Hi Pablo, because in the attributes are often also complex OpenEhr datatypes, 
so the validator needs to check these complex data types in the attributes too, 
and those datatypes again can have complex datatypes. In case of this example: 
Dv_Text matches {*} you'll need to check everything, every structure, until you 
reach the leaf nodes, which, in this example can be anything. Only then, you 
can be sure that the data set is OpenEhr compliant.
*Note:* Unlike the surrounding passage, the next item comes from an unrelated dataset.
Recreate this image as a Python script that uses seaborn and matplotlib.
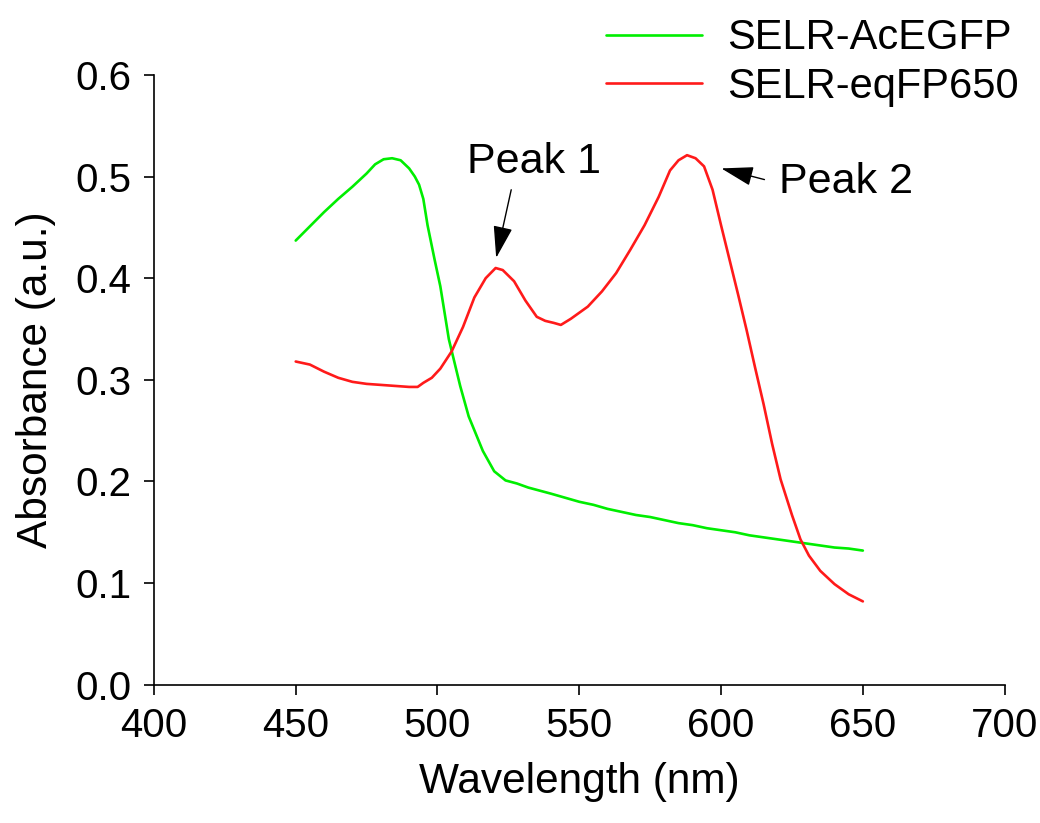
import numpy as np
import pandas as pd
import matplotlib
matplotlib.use("Agg")
import matplotlib.pyplot as plt
import seaborn as sns

# SELR-AcEGFP absorbance
wl_green = [450, 455, 460, 465, 470, 475, 478, 481, 484, 487, 490, 492, 493.5, 495, 496.5, 499,
            501, 504, 508, 511, 516, 520, 524, 528, 532, 536, 540, 545, 550, 555, 560,
            565, 570, 575, 580, 585, 590, 595, 600, 605, 610, 615, 620, 625, 630, 635,
            640, 645, 650]
abs_green = [0.437, 0.451, 0.465, 0.478, 0.490, 0.503, 0.512, 0.517, 0.518, 0.516, 0.508, 0.500,
             0.492, 0.478, 0.452, 0.418, 0.392, 0.340, 0.294, 0.264, 0.230, 0.210, 0.201, 0.198,
             0.194, 0.191, 0.188, 0.184, 0.180, 0.177, 0.173, 0.170, 0.167, 0.165, 0.162, 0.159,
             0.157, 0.154, 0.152, 0.150, 0.147, 0.145, 0.143, 0.141, 0.139, 0.137, 0.135, 0.134,
             0.132]

# SELR-eqFP650 absorbance
wl_red = [450, 455, 460, 465, 470, 475, 480, 485, 490, 493, 495, 498, 501, 505, 509, 513,
          517, 520.5, 523, 527, 531, 535, 538, 541, 543.5, 547, 553, 558, 563, 568, 573,
          578, 582, 585, 588, 591, 594, 597, 600, 603, 606, 609, 612, 615, 618, 621, 625,
          628, 631, 635, 640, 645, 650]
abs_red = [0.318, 0.315, 0.308, 0.302, 0.298, 0.296, 0.295, 0.294, 0.293, 0.293, 0.297, 0.302,
           0.311, 0.328, 0.352, 0.381, 0.400, 0.410, 0.408, 0.397, 0.378, 0.362, 0.358, 0.356,
           0.354, 0.360, 0.372, 0.387, 0.405, 0.428, 0.452, 0.480, 0.506, 0.516, 0.521, 0.518,
           0.510, 0.487, 0.452, 0.418, 0.384, 0.349, 0.312, 0.276, 0.237, 0.202, 0.167, 0.143,
           0.127, 0.112, 0.099, 0.089, 0.082]

sns.set_style("ticks")
plt.rcParams['font.family'] = ['Liberation Sans', 'DejaVu Sans']
plt.rcParams['text.color'] = 'black'
plt.rcParams['axes.labelcolor'] = 'black'
plt.rcParams['xtick.color'] = 'black'
plt.rcParams['ytick.color'] = 'black'

fig = plt.figure(figsize=(10.4, 8.23), dpi=100)
ax = fig.add_axes([0.148, 0.168, 0.818, 0.741])

sns.lineplot(x=wl_green, y=abs_green, ax=ax, color="#00ee00", linewidth=1.9, label="SELR-AcEGFP")
sns.lineplot(x=wl_red, y=abs_red, ax=ax, color="#ff1a1a", linewidth=1.9, label="SELR-eqFP650")

ax.set_xlim(400, 700)
ax.set_ylim(0, 0.6)
ax.set_xticks(np.arange(400, 701, 50))
ax.set_yticks(np.arange(0, 0.61, 0.1))
ax.set_yticklabels([f"{v:.1f}" for v in np.arange(0, 0.61, 0.1)])
ax.tick_params(labelsize=29, length=7, width=1.2, direction="out", pad=9)
ax.set_xlabel("Wavelength (nm)", fontsize=30.5, labelpad=12)
ax.set_ylabel("Absorbance (a.u.)", fontsize=30.5, labelpad=14)
for s in ["left", "bottom"]:
    ax.spines[s].set_color("black")
    ax.spines[s].set_linewidth(1.2)
ax.spines['top'].set_visible(False)
ax.spines['right'].set_visible(False)

ax.legend(loc="upper right", bbox_to_anchor=(1.036, 1.12), frameon=False, fontsize=30,
          handlelength=2.3, handletextpad=0.6, labelspacing=0.2, borderaxespad=0)

arrow = dict(arrowstyle="-|>,head_length=1.0,head_width=0.3", color="black", lw=1.0, mutation_scale=20,
             shrinkA=0, shrinkB=0)
ax.text(534, 0.514, "Peak 1", fontsize=31, ha="center", va="center")
ax.annotate("", xy=(520.7, 0.420), xytext=(526, 0.487), arrowprops=arrow)
ax.text(644, 0.495, "Peak 2", fontsize=31, ha="center", va="center")
ax.annotate("", xy=(600.1, 0.508), xytext=(615.3, 0.497), arrowprops=arrow)

plt.savefig("out.png", dpi=100)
That was my point :) The validation that needs to reach leaf nodes is not the 
archetype validation, but the IM structure validation. That has nothing to do 
with the open constraint {*} in the archetype. In fact, that validation can be 
done completely without considering the archetype. What I said about using the 
XSD is just one way of implementation, you can do that by code also. 
The thing is that a DvText can have the attribute: mappings and then can find a 
the attribute: purpose, of type DvCodedText, which again can have an attribute: 
mappings, which can again have an attribute: purpose, etc.

I got it ;)
So, the occurrence of the leafnode can be far away, and still be compliant with 
the statement: DvText matches {*}, and a 100% compliant validator will need to 
follow al these steps. Of course this is not a normal situation, but it can 
happen. As said, we cannot always control incoming data sets. There maybe buggy 
software in the ecosystem where a kernel runs.

That really depends on implementation. Let say the system doesn't control the 
input, so you can receive anything, for example binary data where you expect a 
dv_quantity. In that case, what I proposed implicitly is to have a 2 phase 
validator, 1st syntactic (against the IM, yes we need to reach leaf nodes 
here!), 2nd semantic (IMO we can prune the validator if we reach stuff like 
{*}). If the 1st phase returns invalid, there's no need to execute the 2nd. If 
you execute the second, you'll never reach an infinite recursion because of 
pruning.
Sorry, maybe I can't explain myself clearly, is difficult to show the on email. 
Maybe others can validate or deny this.
To be safe and with feasibility in mind, a validator would need to stop 
validating, at some arbitrary point, although there is no error. So a validator 
which follow the rules for 100% is dangerous! it can crash a system.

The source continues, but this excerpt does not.